Alden Yachts 44 FB EX
Yachts 44 FB EX — By Capt. Ken Kreisler — December 2002
|Designed and built using a simple philosophy, each Alden Yachts 44 is tailored to her owner’s tastes.|
"The principal philosophy in everything we do is to build good, straightforward offshore boats," says Alden Yachts president Dave MacFarlane, with satisfaction in his voice and confidence in his body language. There's good reason for both his statement and demeanor, considering the boat he's speaking of is a custom 44-footer, available in both express and flyingbridge models, that is moored at the dock outside his office. "Secondly, we build boats that have a classic sense of proportion in a traditional package that will stand the test of time," he continues.
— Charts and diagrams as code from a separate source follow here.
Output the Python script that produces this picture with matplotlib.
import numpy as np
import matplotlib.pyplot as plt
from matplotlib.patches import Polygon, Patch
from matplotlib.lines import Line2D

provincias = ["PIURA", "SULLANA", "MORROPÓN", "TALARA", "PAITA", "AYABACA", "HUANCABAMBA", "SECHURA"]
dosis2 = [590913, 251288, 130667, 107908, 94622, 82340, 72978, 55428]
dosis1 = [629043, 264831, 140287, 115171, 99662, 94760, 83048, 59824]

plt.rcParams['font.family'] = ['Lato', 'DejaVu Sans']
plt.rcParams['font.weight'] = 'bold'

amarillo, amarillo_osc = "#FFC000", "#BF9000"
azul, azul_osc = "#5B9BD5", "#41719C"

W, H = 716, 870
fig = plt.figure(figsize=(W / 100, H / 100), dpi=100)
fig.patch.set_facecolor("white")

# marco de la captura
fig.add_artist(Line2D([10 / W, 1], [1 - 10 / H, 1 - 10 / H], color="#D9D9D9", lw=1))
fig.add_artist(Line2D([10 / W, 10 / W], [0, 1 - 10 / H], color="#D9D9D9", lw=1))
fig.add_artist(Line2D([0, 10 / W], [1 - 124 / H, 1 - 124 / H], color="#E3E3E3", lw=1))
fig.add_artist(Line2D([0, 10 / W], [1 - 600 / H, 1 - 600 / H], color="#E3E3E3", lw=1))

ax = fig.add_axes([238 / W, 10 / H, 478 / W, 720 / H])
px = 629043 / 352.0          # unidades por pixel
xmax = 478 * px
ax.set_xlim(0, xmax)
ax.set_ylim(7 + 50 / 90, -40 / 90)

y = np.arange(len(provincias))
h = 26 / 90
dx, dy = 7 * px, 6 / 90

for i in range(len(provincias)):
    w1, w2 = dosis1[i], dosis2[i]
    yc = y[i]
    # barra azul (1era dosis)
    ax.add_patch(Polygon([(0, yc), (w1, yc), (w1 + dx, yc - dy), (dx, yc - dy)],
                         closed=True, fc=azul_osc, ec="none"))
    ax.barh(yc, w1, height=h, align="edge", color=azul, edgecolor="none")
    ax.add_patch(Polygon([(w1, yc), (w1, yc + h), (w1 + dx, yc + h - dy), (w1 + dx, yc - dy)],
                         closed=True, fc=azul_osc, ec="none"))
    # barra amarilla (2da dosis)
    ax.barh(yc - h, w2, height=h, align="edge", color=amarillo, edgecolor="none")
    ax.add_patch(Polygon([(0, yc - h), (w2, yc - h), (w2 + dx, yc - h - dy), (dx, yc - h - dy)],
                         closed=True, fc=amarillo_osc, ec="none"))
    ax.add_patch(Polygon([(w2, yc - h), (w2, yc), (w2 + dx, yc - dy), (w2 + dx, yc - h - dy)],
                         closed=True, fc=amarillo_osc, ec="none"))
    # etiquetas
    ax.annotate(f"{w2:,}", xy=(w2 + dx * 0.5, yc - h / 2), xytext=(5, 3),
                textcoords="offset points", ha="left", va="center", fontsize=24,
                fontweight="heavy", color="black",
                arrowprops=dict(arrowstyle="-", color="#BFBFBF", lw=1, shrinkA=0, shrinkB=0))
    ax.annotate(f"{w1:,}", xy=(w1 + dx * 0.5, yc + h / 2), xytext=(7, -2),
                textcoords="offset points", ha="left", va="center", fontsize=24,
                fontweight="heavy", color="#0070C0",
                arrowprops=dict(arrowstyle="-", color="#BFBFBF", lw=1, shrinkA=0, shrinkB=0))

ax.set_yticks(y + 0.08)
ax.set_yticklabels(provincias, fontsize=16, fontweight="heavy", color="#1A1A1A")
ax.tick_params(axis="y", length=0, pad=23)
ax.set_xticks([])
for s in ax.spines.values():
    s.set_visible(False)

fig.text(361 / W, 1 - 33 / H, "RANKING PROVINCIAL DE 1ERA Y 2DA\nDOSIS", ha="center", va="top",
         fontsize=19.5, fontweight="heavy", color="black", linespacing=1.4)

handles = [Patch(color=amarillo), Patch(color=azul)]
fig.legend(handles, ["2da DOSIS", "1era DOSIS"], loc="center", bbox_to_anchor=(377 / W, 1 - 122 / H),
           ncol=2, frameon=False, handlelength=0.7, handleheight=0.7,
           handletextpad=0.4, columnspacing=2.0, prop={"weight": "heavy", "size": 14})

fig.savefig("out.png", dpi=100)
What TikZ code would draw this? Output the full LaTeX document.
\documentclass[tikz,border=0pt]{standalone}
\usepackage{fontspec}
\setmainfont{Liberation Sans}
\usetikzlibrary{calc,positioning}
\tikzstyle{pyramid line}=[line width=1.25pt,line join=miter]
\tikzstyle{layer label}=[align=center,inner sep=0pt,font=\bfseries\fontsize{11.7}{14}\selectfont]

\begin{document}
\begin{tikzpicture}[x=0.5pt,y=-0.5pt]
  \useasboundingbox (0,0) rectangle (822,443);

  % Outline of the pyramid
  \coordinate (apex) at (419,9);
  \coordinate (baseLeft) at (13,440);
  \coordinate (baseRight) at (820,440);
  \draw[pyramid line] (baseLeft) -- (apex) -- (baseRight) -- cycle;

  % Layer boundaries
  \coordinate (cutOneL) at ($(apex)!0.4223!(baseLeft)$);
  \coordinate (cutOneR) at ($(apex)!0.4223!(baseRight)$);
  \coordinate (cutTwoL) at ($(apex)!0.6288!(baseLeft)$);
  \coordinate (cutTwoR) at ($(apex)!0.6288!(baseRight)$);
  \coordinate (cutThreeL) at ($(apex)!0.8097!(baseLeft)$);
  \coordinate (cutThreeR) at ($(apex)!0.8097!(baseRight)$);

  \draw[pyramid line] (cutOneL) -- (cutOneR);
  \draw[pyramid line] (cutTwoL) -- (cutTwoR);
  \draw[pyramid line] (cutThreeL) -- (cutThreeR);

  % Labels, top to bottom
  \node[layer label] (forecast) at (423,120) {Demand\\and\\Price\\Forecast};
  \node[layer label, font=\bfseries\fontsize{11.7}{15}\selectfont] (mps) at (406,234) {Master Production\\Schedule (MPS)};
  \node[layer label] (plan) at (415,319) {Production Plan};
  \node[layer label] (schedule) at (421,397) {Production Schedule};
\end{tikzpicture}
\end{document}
I am at Alden Yachts's Portsmouth, Rhode Island, yard where MacFarlane's office overlooks Narragansett Bay. I've just spent the better part of the day on those waters aboard Tonic, an Alden Yachts 44 Flybridge Express, with Ray Lavoie, the company's production manager, and Jim Ewing, the company's operations manager.
The 44 FB EX joins seven other Alden yachts, including a 40, 44, 46, and 50/56 express; a 50/56 motoryacht; a 50/56 pilothouse; and a 60 tournament express. And while each boat is different--every owner has great leeway on layout and configuration--all share common traits: craftsmanship, attention to detail, and the attention of the entire Alden Yachts staff. "The owner works with the entire team from day one in the building process," explains MacFarlane. "There is a special relationship that forms throughout, right up to the launch and christening. It's quite meaningful for everybody."
The 44 that I've spent the day on exemplifies this and then some. "This particular owner is rather tall, so, for example, we had the refrigerator configured with a cabinet underneath to get the unit up as high as possible," says Ewing as we examine the port-side galley-down area prior to taking Tonic out. "That's the way he wanted it, so that's how we did it," he adds as he opens the stowage space, which I notice is quite deep and easily accessed. The rest of the galley provides a suitable amount of Corian-topped counterspace, beautiful teak and holly sole, deep stainless steel sink--its Grohe faucet with pull-out sprayer is an option--three-burner electric stovetop, microwave, and plenty of drawer and cabinet space. There is also a full-size pantry opposite the galley.
Another well-thought-out touch I notice involves garbage--actually the placement of the ubiquitous galley garbage pail that usually takes up space on deck, where it is constantly being knocked over. Beneath the middle of three steps that lead from the saloon to the galley is a place where a pair of garbage pails easily fit side by side, with room to spare. When they're full, the entire affair--all three steps--lifts up on hinges with the help of a pair of gas-assisted rams for easy removal.
Why do I bring up this seemingly small point? Because I believe that if the Alden Yachts team took the time to devise this distinctive solution for a mundane problem, there are no limits to what they'd do to make this 44 special. One look around convinces me I was right.